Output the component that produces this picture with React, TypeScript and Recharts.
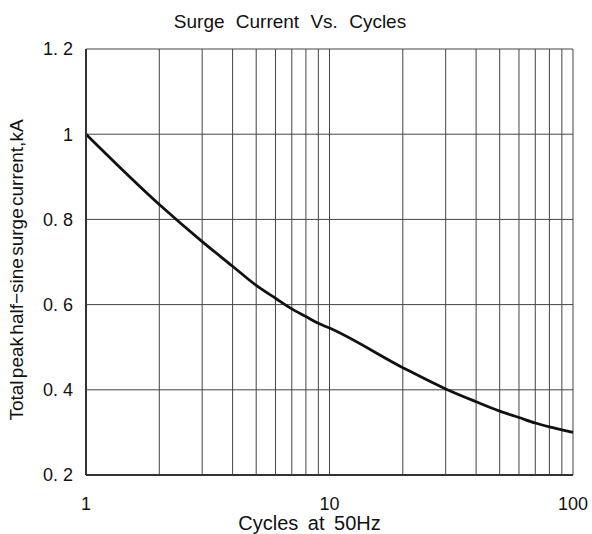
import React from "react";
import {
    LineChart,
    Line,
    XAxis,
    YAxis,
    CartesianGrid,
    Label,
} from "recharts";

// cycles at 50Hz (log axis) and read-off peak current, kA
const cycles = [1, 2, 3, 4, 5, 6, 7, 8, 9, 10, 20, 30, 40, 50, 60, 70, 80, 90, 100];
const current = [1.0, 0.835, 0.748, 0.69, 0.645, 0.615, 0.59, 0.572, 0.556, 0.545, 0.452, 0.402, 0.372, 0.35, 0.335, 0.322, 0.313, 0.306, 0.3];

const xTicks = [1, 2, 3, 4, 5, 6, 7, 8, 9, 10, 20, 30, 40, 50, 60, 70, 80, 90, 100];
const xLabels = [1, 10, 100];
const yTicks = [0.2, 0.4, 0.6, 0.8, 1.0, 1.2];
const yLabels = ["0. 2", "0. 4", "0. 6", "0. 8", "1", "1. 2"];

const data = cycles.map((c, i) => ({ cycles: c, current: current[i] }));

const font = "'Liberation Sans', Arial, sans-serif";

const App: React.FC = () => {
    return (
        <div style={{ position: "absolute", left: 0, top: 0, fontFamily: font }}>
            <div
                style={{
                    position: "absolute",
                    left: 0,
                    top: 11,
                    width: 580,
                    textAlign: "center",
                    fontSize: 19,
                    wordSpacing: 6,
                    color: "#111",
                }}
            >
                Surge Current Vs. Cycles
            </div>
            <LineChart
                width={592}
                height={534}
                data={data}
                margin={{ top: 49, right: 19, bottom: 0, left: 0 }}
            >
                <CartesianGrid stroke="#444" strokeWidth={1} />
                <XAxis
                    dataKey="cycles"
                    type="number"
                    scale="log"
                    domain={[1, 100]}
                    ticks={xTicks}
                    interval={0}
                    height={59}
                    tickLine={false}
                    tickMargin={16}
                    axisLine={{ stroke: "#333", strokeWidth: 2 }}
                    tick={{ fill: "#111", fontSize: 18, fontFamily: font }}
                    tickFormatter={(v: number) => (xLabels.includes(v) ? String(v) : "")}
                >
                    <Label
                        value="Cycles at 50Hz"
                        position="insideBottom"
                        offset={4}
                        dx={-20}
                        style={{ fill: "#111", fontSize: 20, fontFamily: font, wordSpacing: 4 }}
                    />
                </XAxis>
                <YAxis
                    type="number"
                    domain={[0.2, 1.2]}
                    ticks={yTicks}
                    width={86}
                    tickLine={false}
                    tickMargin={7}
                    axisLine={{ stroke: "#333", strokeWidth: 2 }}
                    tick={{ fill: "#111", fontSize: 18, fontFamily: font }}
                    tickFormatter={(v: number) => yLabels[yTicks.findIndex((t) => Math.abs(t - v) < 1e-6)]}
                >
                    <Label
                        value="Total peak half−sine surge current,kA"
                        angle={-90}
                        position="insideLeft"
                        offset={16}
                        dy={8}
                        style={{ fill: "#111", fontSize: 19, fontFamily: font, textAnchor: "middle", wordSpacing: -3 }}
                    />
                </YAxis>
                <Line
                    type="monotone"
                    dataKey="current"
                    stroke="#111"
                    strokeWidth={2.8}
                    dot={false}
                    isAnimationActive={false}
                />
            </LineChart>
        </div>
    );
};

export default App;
· · ·
## JOB
Repeat the material above in full and unchanged, minus its images.

## EXERCISE OUTPUT
Output the component that produces this picture with React, TypeScript and Recharts.
import React from "react";
import {
    LineChart,
    Line,
    XAxis,
    YAxis,
    CartesianGrid,
    Label,
} from "recharts";

// cycles at 50Hz (log axis) and read-off peak current, kA
const cycles = [1, 2, 3, 4, 5, 6, 7, 8, 9, 10, 20, 30, 40, 50, 60, 70, 80, 90, 100];
const current = [1.0, 0.835, 0.748, 0.69, 0.645, 0.615, 0.59, 0.572, 0.556, 0.545, 0.452, 0.402, 0.372, 0.35, 0.335, 0.322, 0.313, 0.306, 0.3];

const xTicks = [1, 2, 3, 4, 5, 6, 7, 8, 9, 10, 20, 30, 40, 50, 60, 70, 80, 90, 100];
const xLabels = [1, 10, 100];
const yTicks = [0.2, 0.4, 0.6, 0.8, 1.0, 1.2];
const yLabels = ["0. 2", "0. 4", "0. 6", "0. 8", "1", "1. 2"];

const data = cycles.map((c, i) => ({ cycles: c, current: current[i] }));

const font = "'Liberation Sans', Arial, sans-serif";

const App: React.FC = () => {
    return (
        <div style={{ position: "absolute", left: 0, top: 0, fontFamily: font }}>
            <div
                style={{
                    position: "absolute",
                    left: 0,
                    top: 11,
                    width: 580,
                    textAlign: "center",
                    fontSize: 19,
                    wordSpacing: 6,
                    color: "#111",
                }}
            >
                Surge Current Vs. Cycles
            </div>
            <LineChart
                width={592}
                height={534}
                data={data}
                margin={{ top: 49, right: 19, bottom: 0, left: 0 }}
            >
                <CartesianGrid stroke="#444" strokeWidth={1} />
                <XAxis
                    dataKey="cycles"
                    type="number"
                    scale="log"
                    domain={[1, 100]}
                    ticks={xTicks}
                    interval={0}
                    height={59}
                    tickLine={false}
                    tickMargin={16}
                    axisLine={{ stroke: "#333", strokeWidth: 2 }}
                    tick={{ fill: "#111", fontSize: 18, fontFamily: font }}
                    tickFormatter={(v: number) => (xLabels.includes(v) ? String(v) : "")}
                >
                    <Label
                        value="Cycles at 50Hz"
                        position="insideBottom"
                        offset={4}
                        dx={-20}
                        style={{ fill: "#111", fontSize: 20, fontFamily: font, wordSpacing: 4 }}
                    />
                </XAxis>
                <YAxis
                    type="number"
                    domain={[0.2, 1.2]}
                    ticks={yTicks}
                    width={86}
                    tickLine={false}
                    tickMargin={7}
                    axisLine={{ stroke: "#333", strokeWidth: 2 }}
                    tick={{ fill: "#111", fontSize: 18, fontFamily: font }}
                    tickFormatter={(v: number) => yLabels[yTicks.findIndex((t) => Math.abs(t - v) < 1e-6)]}
                >
                    <Label
                        value="Total peak half−sine surge current,kA"
                        angle={-90}
                        position="insideLeft"
                        offset={16}
                        dy={8}
                        style={{ fill: "#111", fontSize: 19, fontFamily: font, textAnchor: "middle", wordSpacing: -3 }}
                    />
                </YAxis>
                <Line
                    type="monotone"
                    dataKey="current"
                    stroke="#111"
                    strokeWidth={2.8}
                    dot={false}
                    isAnimationActive={false}
                />
            </LineChart>
        </div>
    );
};

export default App;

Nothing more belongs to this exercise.